Могучего и спокойного Губанова в его экранную пору, да и позже, в 1960-х, окружали одержимые революцией. Среди них – среднеазиатский брат героев из российской когорты некто Дюйшен в картине Андрея Сергеевича Кончаловского (р. 1937) Первый учитель по одноименной повести Чингиза Айтматова, совместной постановке Мосфильма и Киргизфильма .
Худой, как палка, и верткий, как угорь, в лохмотьях, в буденовке, с углями-щелками глаз – таков красноармеец Дюйшен в исполнении киргизского актера Болота Бейшаналиева. Дюйшен возвращается с войны в аил, чтобы учить детей и готовить их к новой жизни. Но его просветительство сочетает в себе самоотверженную преданность идее и пугающий фанатизм, бескорыстие и агрессивность. Конфликт между учителем и темными дехканами, приверженными обычаям старины, обретает символическое выражение в финальной сцене: Дюйшен, увидев, что его любимое детище, школа, сожжено по приказу бая и тому не противились жители аила, начинает в злобе и отчаянии рубить топором священный тополь, единственное дерево на этой выжженной земле, – акция мести и протеста.
Контраст одержимой поглощенности учителя Дюйшена – трогательная, доверчивая привязанность, девичья влюбленность ученицы Алтынай. Ее с редкостной искренностью сыграла дебютантка Наталья Аринбасарова, получившая за эту роль на Венецианском фестивале 1965 года, где с большим успехом прошел Первый учитель , кубок Вольпи – приз за лучшую женскую роль.

Наталья Аринбасарова в фильме Первый учитель
Дюйшен слеп к красоте и прелести Алтынай, а в драме девочки, полуребенка, отданной жирному баю, видит лишь призыв к борьбе с эксплуататорами. Он отправляет несчастную на учебу в город – панацея от всех бед! Рядом с вымученной, мертвящей идейностью героя еще эмоциональнее звучит повесть о несчастной женской судьбе.
Алтынай сердечно жалеет учителя, страстно сочувствует ему, отверженному, душевно одинокому. Жалость, симпатию, сочувствие, сопереживание вызывает герой не только у преданной ученицы, но и у нас, зрителей.

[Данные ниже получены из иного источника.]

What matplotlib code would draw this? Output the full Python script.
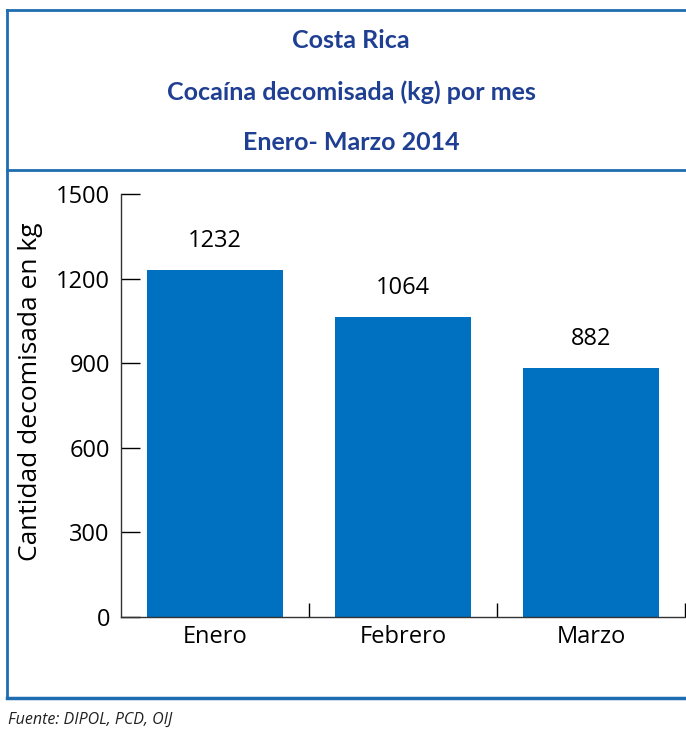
import matplotlib.pyplot as plt
from matplotlib.lines import Line2D

# datos
meses = ["Enero", "Febrero", "Marzo"]
kg = [1232, 1064, 882]
yticks = [0, 300, 600, 900, 1200, 1500]
titulos = ["Costa Rica", "Cocaína decomisada (kg) por mes", "Enero- Marzo 2014"]
fuente = "Fuente: DIPOL, PCD, OIJ"

azul = "#0070C0"
azul_titulo = "#1F3F93"
borde = "#1E6DB0"

plt.rcParams['font.family'] = ['Open Sans', 'DejaVu Sans']

fig = plt.figure(figsize=(6.86, 7.34), dpi=100)
W, H = 686, 734

def fx(px):
    return px / W

def fy(py):
    return 1 - py / H

# marco
fig.add_artist(Line2D([fx(7), 1], [fy(10), fy(10)], color=borde, lw=2))
fig.add_artist(Line2D([fx(7), 1], [fy(170), fy(170)], color=borde, lw=2))
fig.add_artist(Line2D([fx(7), 1], [fy(698), fy(698)], color=borde, lw=2.5))
fig.add_artist(Line2D([fx(7), fx(7)], [fy(10), fy(698)], color=borde, lw=2))

# titulos
for t, py in zip(titulos, [40, 92, 143]):
    fig.text(fx(351), fy(py), t, ha='center', va='center', fontsize=18,
             fontweight='bold', color=azul_titulo, family=['Lato', 'DejaVu Sans'])

fig.text(fx(8), fy(720), fuente, ha='left', va='center', fontsize=11.5,
         style='italic', color='#222222')

ax = fig.add_axes([fx(121), fy(617), fx(685) - fx(121), fy(194) - fy(617)])
x = range(len(meses))
ax.bar(x, kg, width=0.72, color=azul, zorder=2)
for i, v in enumerate(kg):
    ax.text(i, v + 60, str(v), ha='center', va='bottom', fontsize=17)

ax.set_xlim(-0.5, 2.5)
ax.set_ylim(0, 1500)
ax.set_yticks(yticks)
ax.set_yticklabels([str(v) for v in yticks], fontsize=17)
ax.set_xticks(list(x))
ax.set_xticklabels(meses, fontsize=17)
ax.tick_params(axis='x', length=0, pad=6)
ax.tick_params(axis='y', length=14, width=1, pad=8, direction='in')
ax.set_xticks([0.5, 1.5, 2.5], minor=True)
ax.tick_params(axis='x', which='minor', length=10, width=1, direction='in')
ax.set_ylabel("Cantidad decomisada en kg", fontsize=19)
ax.yaxis.set_label_coords(-0.138, 0.532)

for s in ['top', 'right']:
    ax.spines[s].set_visible(False)
for s in ['left', 'bottom']:
    ax.spines[s].set_linewidth(1)
    ax.spines[s].set_color('#333333')

fig.savefig("out.png", dpi=100)
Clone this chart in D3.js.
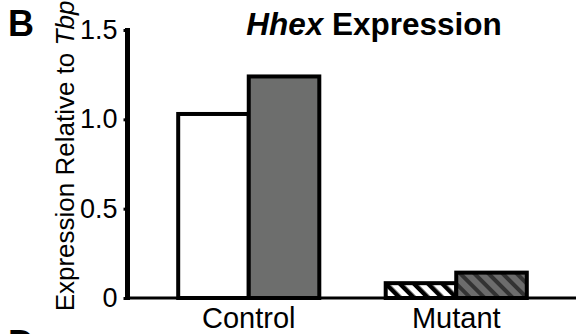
<!DOCTYPE html>
<html><head><meta charset="utf-8">
<script src="https://cdn.jsdelivr.net/npm/d3@7"></script>
<style>html,body{margin:0;padding:0;background:#fff;}svg{display:block;}</style>
</head><body>
<svg id="c" width="576" height="334"></svg>
<script>
const categories = ["Control", "Mutant"];
const seriesNames = ["Series 1", "Series 2"];
const controlValues = [1.03, 1.24];
const mutantValues = [0.083, 0.142];
const yTicks = [0, 0.5, 1.0, 1.5];
const yTickLabels = ["0", "0.5", "1.0", "1.5"];

const data = [
  {cat: "Control", vals: controlValues},
  {cat: "Mutant", vals: mutantValues}
];

const svg = d3.select("#c");
const font = "'Liberation Sans', Arial, Helvetica, sans-serif";

const defs = svg.append("defs");
const p1 = defs.append("pattern").attr("id","hatchW").attr("patternUnits","userSpaceOnUse")
  .attr("width",10).attr("height",10).attr("patternTransform","rotate(-45)");
p1.append("rect").attr("width",10).attr("height",10).attr("fill","#fff");
p1.append("rect").attr("width",4.5).attr("height",10).attr("fill","#000");
const p2 = defs.append("pattern").attr("id","hatchD").attr("patternUnits","userSpaceOnUse")
  .attr("width",10).attr("height",10).attr("patternTransform","rotate(-45)");
p2.append("rect").attr("width",10).attr("height",10).attr("fill","#6c6c6c");
p2.append("rect").attr("width",4).attr("height",10).attr("fill","#333");

const fills = {
  Control: ["#ffffff", "#6d6e6d"],
  Mutant: ["url(#hatchW)", "url(#hatchD)"]
};

const y = d3.scaleLinear().domain([0, 1.5]).range([298, 30]);
const x0 = d3.scaleBand().domain(categories).range([145, 560]).paddingInner(0.32).paddingOuter(0.16);
const x1 = d3.scaleBand().domain(seriesNames).range([0, x0.bandwidth()]).padding(0);

// bars
const g = svg.append("g");
data.forEach(d => {
  d.vals.forEach((v, i) => {
    g.append("rect")
      .attr("x", x0(d.cat) + x1(seriesNames[i]))
      .attr("y", y(v))
      .attr("width", x1.bandwidth())
      .attr("height", y(0) - y(v))
      .attr("fill", fills[d.cat][i])
      .attr("stroke", "#000")
      .attr("stroke-width", 4)
      .attr("stroke-linejoin", "miter");
  });
});

// baseline
svg.append("line").attr("x1", 127).attr("x2", 576).attr("y1", y(0)).attr("y2", y(0))
  .attr("stroke", "#000").attr("stroke-width", 3);

// y axis
const yAxis = d3.axisLeft(y).tickValues(yTicks).tickFormat((d, i) => yTickLabels[i]).tickSize(4).tickPadding(6);
const ya = svg.append("g").attr("transform", "translate(127.5,0)").call(yAxis);
ya.select(".domain").remove();
ya.append("line").attr("x1", 0).attr("x2", 0).attr("y1", 28).attr("y2", 300)
  .attr("stroke", "#000").attr("stroke-width", 5);
ya.selectAll(".tick line").attr("stroke", "#000").attr("stroke-width", 3);
ya.selectAll(".tick text").attr("font-family", font).attr("font-size", 27).attr("fill", "#000");

// x labels
svg.append("g").selectAll("text").data(categories).join("text")
  .attr("x", d => x0(d) + x0.bandwidth() / 2)
  .attr("y", 328)
  .attr("text-anchor", "middle")
  .attr("font-family", font).attr("font-size", 29).attr("fill", "#000")
  .text(d => d);

// y label
const yl = svg.append("text")
  .attr("transform", "translate(74,156) rotate(-90)")
  .attr("text-anchor", "middle")
  .attr("font-family", font).attr("font-size", 26).attr("fill", "#000");
yl.append("tspan").text("Expression Relative to ");
yl.append("tspan").attr("font-style", "italic").text("Tbp");

// title
const t = svg.append("text").attr("x", 374).attr("y", 35).attr("text-anchor", "middle")
  .attr("font-family", font).attr("font-size", 31.5).attr("font-weight", "bold").attr("fill", "#000");
t.append("tspan").attr("font-style", "italic").text("Hhex");
t.append("tspan").text(" Expression");

// panel letters
svg.append("text").attr("x", 8).attr("y", 36).attr("font-family", font).attr("font-size", 36)
  .attr("font-weight", "bold").attr("fill", "#000").text("B");
svg.append("text").attr("x", 8).attr("y", 356).attr("font-family", font).attr("font-size", 36)
  .attr("font-weight", "bold").attr("fill", "#000").text("D");
</script>
</body></html>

Здесь заложен некий общий эмоциональный секрет воздействия образов революционных подвижников, какими они виделись из середины XX века. Череда этих самоотверженных ревнителей идеи и веры, открытая Марюткой, полнится с каждой десятилетней годовщиной Октября. Не забудем, что порядок «темплана», то есть заранее требуемых с киностудии обязательных юбилейных «единиц», не только не исчез с «оттепелью», но укрепился из-за резкого расширения производства картин. Не случайно поэтому, что у фильмов о революции и Гражданской войне дата выпуска кончается цифрой 7, она же становится годом рождения новых лиц, вплывающих на экран из времени, все отдаляющегося от каждой новой годовщины, но уходящего не в Лету, а в миф. Миф эволюционирует от десятилетия к десятилетию, активно поддерживается официозом «сверху» и добровольно поэтизируется «внизу» искусством.

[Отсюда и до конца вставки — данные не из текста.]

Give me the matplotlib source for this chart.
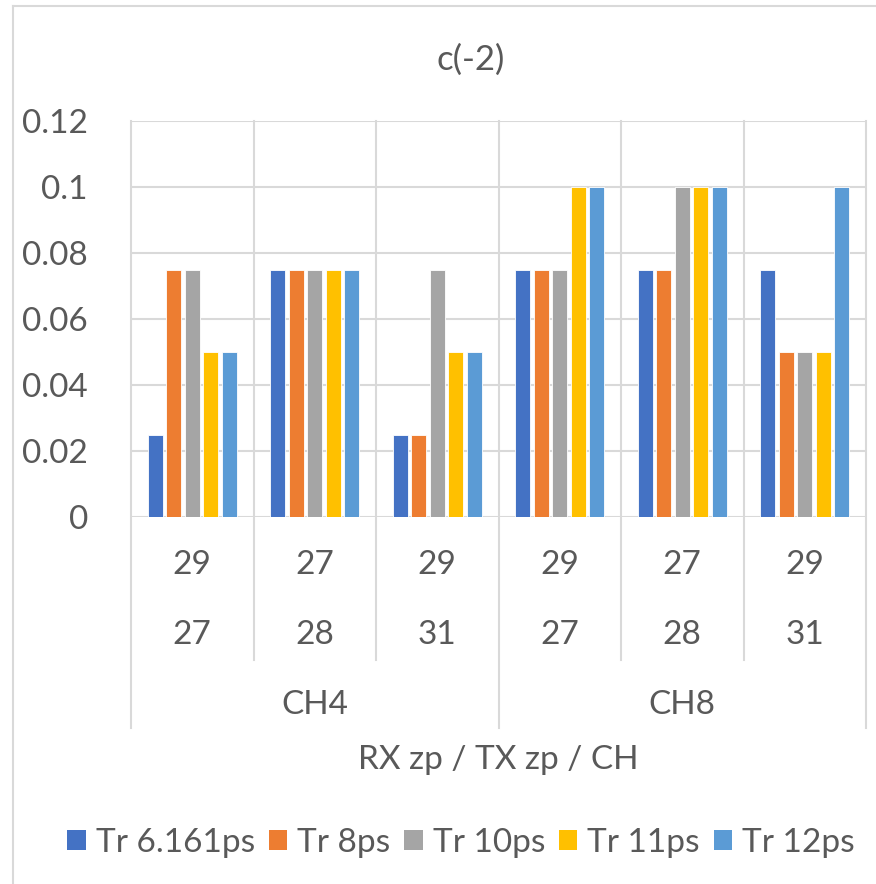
import matplotlib
matplotlib.use("Agg")
import matplotlib.pyplot as plt
import numpy as np
from matplotlib.lines import Line2D
from matplotlib.patches import Patch
import matplotlib.transforms as mtransforms

plt.rcParams['font.family'] = ['Lato', 'DejaVu Sans']

# ---------------- data ----------------
rx_zp = ["29", "27", "29", "29", "27", "29"]
tx_zp = ["27", "28", "31", "27", "28", "31"]
channels = ["CH4", "CH8"]
series_names = ["Tr 6.161ps", "Tr 8ps", "Tr 10ps", "Tr 11ps", "Tr 12ps"]
tr_6161 = [0.025, 0.075, 0.025, 0.075, 0.075, 0.075]
tr_8 = [0.075, 0.075, 0.025, 0.075, 0.075, 0.05]
tr_10 = [0.075, 0.075, 0.075, 0.075, 0.1, 0.05]
tr_11 = [0.05, 0.075, 0.05, 0.1, 0.1, 0.05]
tr_12 = [0.05, 0.075, 0.05, 0.1, 0.1, 0.1]
yticks = [0, 0.02, 0.04, 0.06, 0.08, 0.1, 0.12]

COLORS = ["#4472C4", "#ED7D31", "#A5A5A5", "#FFC000", "#5B9BD5"]
GRID = "#D9D9D9"
TEXT = "#595959"
FS = 24

W, H = 876, 884
fig = plt.figure(figsize=(W / 100, H / 100), dpi=100, facecolor="white")
ax = fig.add_axes([131 / W, 1 - 517 / H, (866 - 131) / W, (517 - 121) / H])
ax.set_facecolor("white")

series = [tr_6161, tr_8, tr_10, tr_11, tr_12]
n = len(rx_zp)
x = np.arange(n) + 0.5
step, bw = 0.151, 0.12
for i, (vals, c, name) in enumerate(zip(series, COLORS, series_names)):
    ax.bar(x + (i - 2) * step, vals, width=bw, color=c, edgecolor="white",
           linewidth=0.6, label=name, zorder=3)

ax.set_xlim(0, n)
ax.set_ylim(0, 0.12)
ax.set_yticks(yticks)
ax.set_yticklabels([f"{v:g}" for v in yticks])
ax.tick_params(axis="y", length=0, pad=31, labelsize=FS, labelcolor=TEXT)
ax.set_xticks([])
for s in ax.spines.values():
    s.set_visible(False)

# horizontal gridlines
for v in yticks:
    ax.axhline(v, color=GRID, lw=1.5, zorder=1)

# vertical category separators extending into the multi-level axis
tr = mtransforms.blended_transform_factory(ax.transData, ax.transAxes)
for b in range(n + 1):
    bottom = -0.533 if b in (0, 3, 6) else -0.361
    ax.plot([b, b], [1, bottom], color=GRID, lw=1.5, transform=tr,
            clip_on=False, zorder=1)

# multi-level category labels
for i in range(n):
    ax.text(x[i], -0.121, rx_zp[i], transform=tr, ha="center", va="center",
            fontsize=FS, color=TEXT)
    ax.text(x[i], -0.298, tx_zp[i], transform=tr, ha="center", va="center",
            fontsize=FS, color=TEXT)
for j, ch in enumerate(channels):
    ax.text(1.5 + 3 * j, -0.475, ch, transform=tr, ha="center", va="center",
            fontsize=FS, color=TEXT)
ax.text(0.5, -0.614, "RX zp / TX zp / CH", transform=ax.transAxes,
        ha="center", va="center", fontsize=FS, color=TEXT)

fig.text(471 / W, 1 - 60 / H, "c(-2)", ha="center", va="center",
         fontsize=FS + 1, color=TEXT)

handles = [Patch(facecolor=c, edgecolor="none") for c in COLORS]
leg = fig.legend(handles, series_names, loc="center", ncol=5,
                 bbox_to_anchor=(461 / W, 1 - 843 / H), frameon=False,
                 fontsize=FS, handlelength=0.55, handleheight=0.55,
                 handletextpad=0.3, columnspacing=0.42, borderpad=0)
for t in leg.get_texts():
    t.set_color(TEXT)

# chart area border (top and left visible)
fig.add_artist(Line2D([13 / W, 1], [1 - 6 / H, 1 - 6 / H], color=GRID, lw=1.5))
fig.add_artist(Line2D([13 / W, 13 / W], [0, 1 - 6 / H], color=GRID, lw=1.5))

fig.savefig("out.png", dpi=100, facecolor="white")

Поет Булат Окуджава, знамя «оттепели», ее любимейший бард; песня, ключевая для 1960-х, называется Сентиментальный марш :
Надежда, я вернусь тогда,
когда трубач отбой сыграет,
когда трубу к губам приблизит
и острый локоть отведет.
Надежда, я останусь цел:
не для меня земля сырая,
а для меня твои тревоги
и добрый мир твоих забот.
Но если все ж когда-нибудь
мне уберечься не удастся,
какое б новое сраженье
ни пошатнуло шар земной,
я все равно паду на той,
на той единственной, Гражданской,
и комиссары в пыльных шлемах
склонятся молча надо мной.
Песня неслась из окон коммуналок, где она крутилась в самодельных записях на громоздком магнитофоне «Яуза», ее хором распевала огромная аудитория Политехнического музея в фильме Марлена Хуциева Застава Ильича , это был символ веры в эпоху «оттепели». И хотя можно было бы поспорить по поводу «стабилизации» сознания живого индивидуума, кто на протяжении недолгих лет превратится сначала в «застойного человека», потом в «перестроечного человека» и так далее, веяние эпохи определяет в том числе и лирическую окраску воспоминания о революционном прошлом. Ох уж эти комиссарские шлемы, эти незабвенные буденовки!